Norman killed Marion, but the wider story goes much deeper than that. He was jealous of his mother having relations with another man, so he killed them both a long time ago, then mummified his mother’s corpse and started dressing up as her to do her bidding. It’s a truly disturbing twist.
1. The Empire Strikes Back
This plot twist does not have anywhere near the same impact today that it did when the movie first came out. Now, everybody knows that Darth Vader is Luke Skywalker’s father, especially thanks to an entire trilogy that was dedicated to fleshing out that fact, and the shocking scene being parodied and studied and analyzed to death over the past forty years. But back in 1980, before the internet, moviegoers headed down to the theater for the next Star Wars movie having no idea what was in store for them.
The first Star Wars movie had introduced Darth Vader as the evil overlord of the galaxy, while Luke Skywalker is shown to be something of a nobody who leaves behind his humble upbringing to take on the bad guys. Little did we know that Luke had such a personal connection to the main villain. We had been told some vague story by Obi-Wan about how Vader had killed Luke’s father and that was it.
George Lucas didn’t even tell Mark Hamill the twist until they shot the scene. His “That’s not possible!” response was genuine, reflecting the reaction of the viewers themselves sitting in the theater, totally taken aback by the revelation.

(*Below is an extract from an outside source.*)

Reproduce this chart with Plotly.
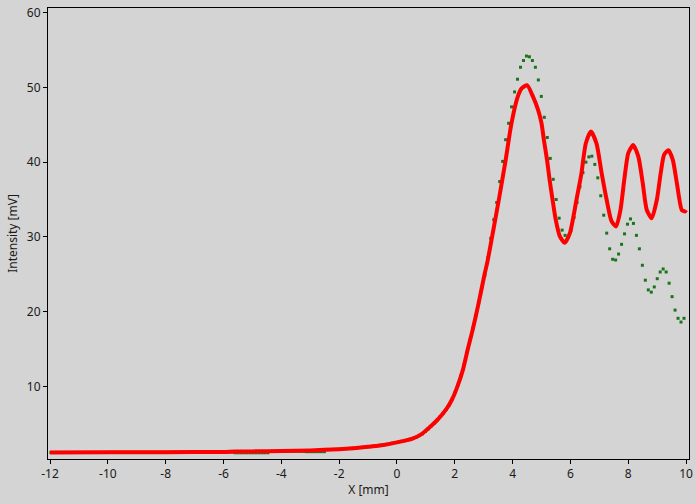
import plotly.graph_objects as go

# Red trace (continuous curve)
red_x = [-12, -10, -8, -6, -5.6, -5, -4, -3, -2, -1.5, -1, -0.6, 0, 0.54, 0.85, 1.12, 1.4, 1.7, 1.9,
         2.05, 2.28, 2.45, 2.62, 2.8, 3.03, 3.14, 3.26, 3.52, 3.76, 3.95, 4.18, 4.32, 4.5, 4.7, 4.88,
         5.0, 5.08, 5.19, 5.28, 5.38, 5.49, 5.63, 5.8, 5.98, 6.21, 6.38, 6.53, 6.71, 6.9, 7.08, 7.25,
         7.42, 7.58, 7.73, 7.86, 8.0, 8.17, 8.35, 8.5, 8.64, 8.81, 8.99, 9.12, 9.24, 9.39, 9.54, 9.68,
         9.85, 9.96, 10.0]
red_y = [1.15, 1.17, 1.19, 1.22, 1.27, 1.29, 1.33, 1.42, 1.58, 1.72, 1.9, 2.07, 2.5, 3.0, 3.6, 4.48, 5.5, 6.9, 8.2,
         9.56, 12.2, 15.0, 17.6, 20.7, 25.0, 26.9, 29.4, 34.9, 40.3, 45.0, 48.8, 49.9, 50.3, 48.8, 47.0,
         45.2, 43.0, 40.3, 37.6, 35.0, 32.3, 30.1, 29.2, 30.5, 35.0, 38.5, 42.5, 44.1, 42.5, 38.5, 35.0,
         32.1, 31.4, 33.6, 37.6, 41.2, 42.3, 40.7, 37.2, 33.6, 32.5, 35.0, 38.5, 41.0, 41.6, 40.3, 37.2,
         33.6, 33.4, 33.6]

green_x0 = -11.97
green_dx = 0.1028
green_y = (
    [1.15] * 20 + [1.17] * 20 + [1.19] * 18 + [1.2] * 4 + [1.1] * 12 + [1.3] * 12 + [1.25] * 7 +
    [1.52, 1.53, 1.55, 1.57, 1.58, 1.61, 1.64, 1.67, 1.70, 1.73, 1.76, 1.80, 1.84, 1.88, 1.92, 1.97,
     2.02, 2.06, 2.12, 2.18, 2.25, 2.32, 2.40, 2.48, 2.55, 2.63, 2.72, 2.82, 2.93, 3.05, 3.2, 3.4,
     3.65, 3.95, 4.3, 4.7, 5.1, 5.5, 5.95, 6.4, 6.9, 7.5, 8.3, 9.2, 10.2, 11.4, 12.9, 14.6, 16.2,
     17.8, 19.5, 21.3, 23.2,
     24.9, 27.2, 29.8, 32.3, 34.6, 37.4, 40.1, 43.0, 45.2, 47.4, 49.4, 51.1, 52.7, 53.6, 54.2, 54.1,
     53.6, 52.7, 51.0, 48.8, 46.0, 43.3, 40.5, 37.7, 35.0, 32.5, 30.9, 30.2, 30.0, 30.9, 32.6, 34.6,
     36.7, 38.6, 40.0, 40.7, 40.8, 39.7, 37.9, 35.5, 32.9, 30.5, 28.4, 27.0, 26.9, 27.7, 29.0, 30.4,
     31.7, 32.4, 31.8, 30.2, 28.4, 26.2, 24.2, 22.9, 22.6, 23.3, 24.4, 25.3, 25.7, 25.3, 23.8, 22.0,
     20.2, 19.1, 18.6, 19.1]
)
green_x = [round(green_x0 + green_dx * i, 4) for i in range(len(green_y))]

x_ticks = [-12, -10, -8, -6, -4, -2, 0, 2, 4, 6, 8, 10]
y_ticks = [10, 20, 30, 40, 50, 60]

BG = "#d4d4d4"
FONT = dict(family="Noto Sans", size=12, color="#1a1a1a")

fig = go.Figure()
fig.add_trace(go.Scatter(x=green_x, y=green_y, mode="markers",
                         marker=dict(symbol="square", size=3, color="#1b741b", line=dict(width=0)),
                         showlegend=False, hoverinfo="skip", cliponaxis=False))
fig.add_trace(go.Scatter(x=red_x, y=red_y, mode="lines",
                         line=dict(color="#ff0000", width=4, shape="spline", smoothing=0.6),
                         showlegend=False, hoverinfo="skip"))

fig.update_layout(
    width=696, height=504,
    margin=dict(l=48, r=7, t=8, b=45, autoexpand=False),
    paper_bgcolor=BG, plot_bgcolor=BG,
    font=FONT,
    xaxis=dict(range=[-12.07, 10.1], tickvals=x_ticks, ticktext=[str(v) for v in x_ticks],
               showgrid=False, zeroline=False, showline=True, linecolor="black", linewidth=1,
               mirror=True, ticks="outside", ticklen=4, tickcolor="black", automargin=False,
               title=dict(text="X [mm]", standoff=4, font=FONT)),
    yaxis=dict(range=[0.27, 60.63], tickvals=y_ticks, ticktext=[str(v) for v in y_ticks],
               showgrid=False, zeroline=False, showline=True, linecolor="black", linewidth=1,
               mirror=True, ticks="outside", ticklen=4, tickcolor="black", automargin=False,
               title=dict(text="Intensity [mV]", standoff=6, font=FONT)),
)
fig.write_html("out.html", config={"displayModeBar": False},
               post_script="document.body.style.margin='0';document.body.style.background='#d4d4d4';")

Writers and filmmakers ever since then have been trying to come up with their own twist that’s as shocking and powerful as Darth Vader’s reveal that Luke is his son, and none of them have succeeded. What with the internet and its penchant for sharing spoilers, they probably never will.
The Empire Strikes Back’s twist works so well because it adds a new layer to the conflict of the saga. We had the external conflict of the Rebel Alliance trying to stop the Galactic Empire, but that was a huge intergalactic war. The Skywalker family drama added a more personal and intimate angle to the conflict.